§ **WHAT THE EXERCISE ASKS**
Write out the material again word for word, dropping any images it holds.

§ **SOURCE DATA**
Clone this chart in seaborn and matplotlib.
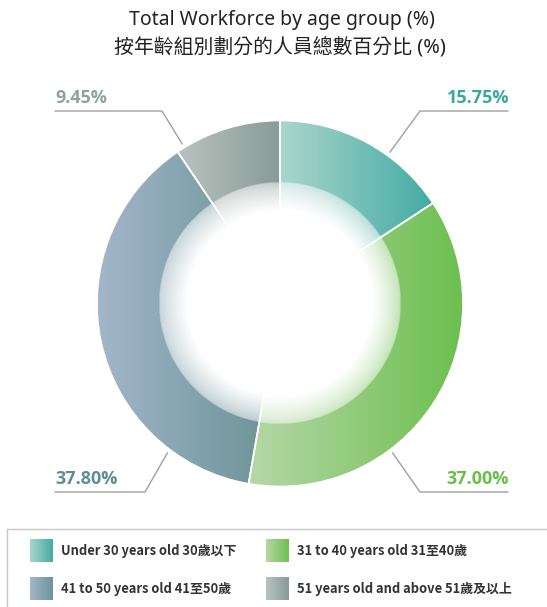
import numpy as np
import matplotlib
matplotlib.use("Agg")
import matplotlib.pyplot as plt
from matplotlib.patches import Rectangle
import seaborn as sns

# data
values = [15.75, 37.00, 37.80, 9.45]
pct_labels = ["15.75%", "37.00%", "37.80%", "9.45%"]
legend_labels = ["Under 30 years old 30歲以下", "31 to 40 years old 31至40歲",
                 "41 to 50 years old 41至50歲", "51 years old and above 51歲及以上"]
grad_light = ["#aad6cc", "#b6d7a8", "#a3b6ca", "#bac2be"]
grad_dark = ["#44aba4", "#6cbf4e", "#6d9598", "#889b97"]
label_colors = ["#3aa99f", "#6abf4b", "#5f8d91", "#90a29d"]
title_en = "Total Workforce by age group (%)"
title_zh = "按年齡組別劃分的人員總數百分比 (%)"

sns.set_theme(style="white")
plt.rcParams['font.family'] = ['Noto Sans', 'Noto Sans CJK TC', 'DejaVu Sans']

W, H = 547, 607
def py(y):
    return H - y

fig = plt.figure(figsize=(W / 100, H / 100), dpi=100)
ax = fig.add_axes([0, 0, 1, 1])

cx, cy = 280, py(303.5)
R, r_in, r_fade = 183, 93, 121

wedges, _ = ax.pie(values, startangle=90, counterclock=False, radius=R,
                   center=(cx, cy), frame=True,
                   wedgeprops=dict(width=R - r_in, edgecolor='white', linewidth=1.2))

# horizontal gradient inside each wedge
for w, lo, hi in zip(wedges, grad_light, grad_dark):
    cmap = sns.blend_palette([lo, hi], as_cmap=True)
    th = np.radians(np.linspace(w.theta1, w.theta2, 300))
    xs = np.concatenate([cx + R * np.cos(th), cx + r_in * np.cos(th)])
    ys = np.concatenate([cy + R * np.sin(th), cy + r_in * np.sin(th)])
    im = ax.imshow(np.linspace(0, 1, 256)[None, :], cmap=cmap, aspect='auto',
                   extent=(xs.min(), xs.max(), ys.min(), ys.max()),
                   interpolation='bilinear', zorder=1)
    im.set_clip_path(w)
    w.set_facecolor('none')
    w.set_zorder(3)

# white glow in the hole
n = 500
g = np.linspace(-r_fade, r_fade, n)
gx, gy = np.meshgrid(g, g)
rr = np.hypot(gx, gy)
t = np.clip((r_fade - rr) / (r_fade - r_in), 0, 1)
alpha = np.where(rr > r_fade, 0, 0.5 + 0.5 * t ** 0.8)
glow = np.ones((n, n, 4))
glow[..., 3] = alpha
ax.imshow(glow, extent=(cx - r_fade, cx + r_fade, cy - r_fade, cy + r_fade),
          aspect='auto', interpolation='bilinear', zorder=2)

# leader lines and percent labels
# (angle on ring, elbow x, elbow y, end x)
leaders = [(54, 420, 111, 508), (-53, 420, 492, 508),
           (233, 145, 492, 55), (121.5, 162, 111, 55)]
for (ang, ex, ey, endx), lab, col in zip(leaders, pct_labels, label_colors):
    a = np.radians(ang)
    sx, sy = cx + 187 * np.cos(a), cy + 187 * np.sin(a)
    ax.plot([sx, ex, endx], [sy, py(ey), py(ey)], color='#a0a0a0', lw=1.0, zorder=4)
    if endx > ex:
        ax.text(endx + 1, py(ey - 4), lab, ha='right', va='bottom', color=col,
                fontsize=13, fontweight='bold', family=['Open Sans', 'DejaVu Sans'])
    else:
        ax.text(endx, py(ey - 4), lab, ha='left', va='bottom', color=col,
                fontsize=13, fontweight='bold', family=['Open Sans', 'DejaVu Sans'])

# title
ax.text(282, py(20), title_en, ha='center', va='center', fontsize=14, color='#222222')
ax.text(280, py(47), title_zh, ha='center', va='center', fontsize=14.3, color='#222222')

# legend box
ax.add_patch(Rectangle((7, py(640)), 600, 111, facecolor='none',
                       edgecolor='#c8c8c8', lw=1.0, zorder=1))
sq_x = [30, 266]
sq_y = [539, 577]
for i, (lab, lo, hi) in enumerate(zip(legend_labels, grad_light, grad_dark)):
    x0 = sq_x[i % 2]
    y0 = sq_y[i // 2]
    cmap = sns.blend_palette([lo, hi], as_cmap=True)
    ax.imshow(np.linspace(0, 1, 64)[None, :], cmap=cmap, aspect='auto',
              extent=(x0, x0 + 23, py(y0 + 23), py(y0)), zorder=2)
    ax.text(x0 + 31, py(y0 + 12), lab, ha='left', va='center', fontsize=9.3,
            fontweight='bold', color='#333333',
            family=['Liberation Sans Narrow', 'Noto Sans CJK TC'])

ax.set_xlim(0, W)
ax.set_ylim(0, H)
ax.axis('off')
fig.savefig('out.png', dpi=100)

§ **SOLUTION FOR THIS EXERCISE**
Clone this chart in seaborn and matplotlib.
import numpy as np
import matplotlib
matplotlib.use("Agg")
import matplotlib.pyplot as plt
from matplotlib.patches import Rectangle
import seaborn as sns

# data
values = [15.75, 37.00, 37.80, 9.45]
pct_labels = ["15.75%", "37.00%", "37.80%", "9.45%"]
legend_labels = ["Under 30 years old 30歲以下", "31 to 40 years old 31至40歲",
                 "41 to 50 years old 41至50歲", "51 years old and above 51歲及以上"]
grad_light = ["#aad6cc", "#b6d7a8", "#a3b6ca", "#bac2be"]
grad_dark = ["#44aba4", "#6cbf4e", "#6d9598", "#889b97"]
label_colors = ["#3aa99f", "#6abf4b", "#5f8d91", "#90a29d"]
title_en = "Total Workforce by age group (%)"
title_zh = "按年齡組別劃分的人員總數百分比 (%)"

sns.set_theme(style="white")
plt.rcParams['font.family'] = ['Noto Sans', 'Noto Sans CJK TC', 'DejaVu Sans']

W, H = 547, 607
def py(y):
    return H - y

fig = plt.figure(figsize=(W / 100, H / 100), dpi=100)
ax = fig.add_axes([0, 0, 1, 1])

cx, cy = 280, py(303.5)
R, r_in, r_fade = 183, 93, 121

wedges, _ = ax.pie(values, startangle=90, counterclock=False, radius=R,
                   center=(cx, cy), frame=True,
                   wedgeprops=dict(width=R - r_in, edgecolor='white', linewidth=1.2))

# horizontal gradient inside each wedge
for w, lo, hi in zip(wedges, grad_light, grad_dark):
    cmap = sns.blend_palette([lo, hi], as_cmap=True)
    th = np.radians(np.linspace(w.theta1, w.theta2, 300))
    xs = np.concatenate([cx + R * np.cos(th), cx + r_in * np.cos(th)])
    ys = np.concatenate([cy + R * np.sin(th), cy + r_in * np.sin(th)])
    im = ax.imshow(np.linspace(0, 1, 256)[None, :], cmap=cmap, aspect='auto',
                   extent=(xs.min(), xs.max(), ys.min(), ys.max()),
                   interpolation='bilinear', zorder=1)
    im.set_clip_path(w)
    w.set_facecolor('none')
    w.set_zorder(3)

# white glow in the hole
n = 500
g = np.linspace(-r_fade, r_fade, n)
gx, gy = np.meshgrid(g, g)
rr = np.hypot(gx, gy)
t = np.clip((r_fade - rr) / (r_fade - r_in), 0, 1)
alpha = np.where(rr > r_fade, 0, 0.5 + 0.5 * t ** 0.8)
glow = np.ones((n, n, 4))
glow[..., 3] = alpha
ax.imshow(glow, extent=(cx - r_fade, cx + r_fade, cy - r_fade, cy + r_fade),
          aspect='auto', interpolation='bilinear', zorder=2)

# leader lines and percent labels
# (angle on ring, elbow x, elbow y, end x)
leaders = [(54, 420, 111, 508), (-53, 420, 492, 508),
           (233, 145, 492, 55), (121.5, 162, 111, 55)]
for (ang, ex, ey, endx), lab, col in zip(leaders, pct_labels, label_colors):
    a = np.radians(ang)
    sx, sy = cx + 187 * np.cos(a), cy + 187 * np.sin(a)
    ax.plot([sx, ex, endx], [sy, py(ey), py(ey)], color='#a0a0a0', lw=1.0, zorder=4)
    if endx > ex:
        ax.text(endx + 1, py(ey - 4), lab, ha='right', va='bottom', color=col,
                fontsize=13, fontweight='bold', family=['Open Sans', 'DejaVu Sans'])
    else:
        ax.text(endx, py(ey - 4), lab, ha='left', va='bottom', color=col,
                fontsize=13, fontweight='bold', family=['Open Sans', 'DejaVu Sans'])

# title
ax.text(282, py(20), title_en, ha='center', va='center', fontsize=14, color='#222222')
ax.text(280, py(47), title_zh, ha='center', va='center', fontsize=14.3, color='#222222')

# legend box
ax.add_patch(Rectangle((7, py(640)), 600, 111, facecolor='none',
                       edgecolor='#c8c8c8', lw=1.0, zorder=1))
sq_x = [30, 266]
sq_y = [539, 577]
for i, (lab, lo, hi) in enumerate(zip(legend_labels, grad_light, grad_dark)):
    x0 = sq_x[i % 2]
    y0 = sq_y[i // 2]
    cmap = sns.blend_palette([lo, hi], as_cmap=True)
    ax.imshow(np.linspace(0, 1, 64)[None, :], cmap=cmap, aspect='auto',
              extent=(x0, x0 + 23, py(y0 + 23), py(y0)), zorder=2)
    ax.text(x0 + 31, py(y0 + 12), lab, ha='left', va='center', fontsize=9.3,
            fontweight='bold', color='#333333',
            family=['Liberation Sans Narrow', 'Noto Sans CJK TC'])

ax.set_xlim(0, W)
ax.set_ylim(0, H)
ax.axis('off')
fig.savefig('out.png', dpi=100)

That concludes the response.